Just a few other 'official' stats that needed to be changed (baseball):
1. RECORD: Highest Batting Average, single season
WAS: .424 (Rogers Hornsby, 1924)
NOW: .426 (Nap Lajoie, 1901)
WHY: Lajoie's BA for 1901 has been "corrected" from .422 to .426.
2. RECORD: Most consecutive league batting titles
WAS: Nine (Ty Cobb, 1907 to 1915)
NOW: FIVE (Ty Cobb, 1911-1915)
WHY: Cobb is no longer credited with winning the AL batting title in 1910. His Hits and AB totals have now been corrected. This correction also reduces his career total from 4191 to just 4190 hits, and gives Cobb 11 instead of 12 total batting crowns.
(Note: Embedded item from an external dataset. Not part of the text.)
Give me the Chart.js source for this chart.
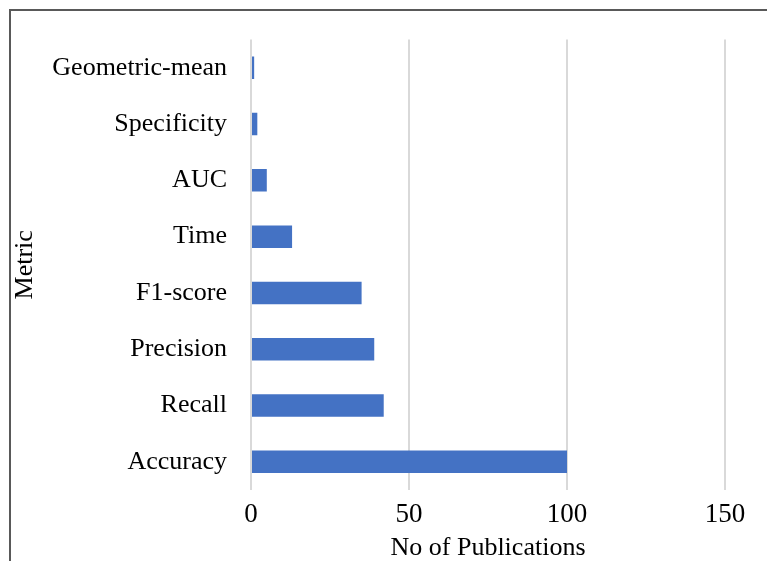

3. RECORD: First "Modern Era" Triple Crown in National League
WAS: Heinie Zimmerman, 1912
NOW: Rogers Hornsby, 1922
WHY: Zimmerman RBI total for 1912 was reduced from 103 to 99, making Honus Wagner the NL-RBI leader for 1912. Zimmerman won the BA and HR titles that year, but not a "Triple Crown".
4. RECORD: Most RBI in a single MLB season
WAS: 190 (Hack Wilson, 1930)
NOW: 191 (Hack Wilson, 1930)
WHY: Review of 1930 box scores found one more RBI.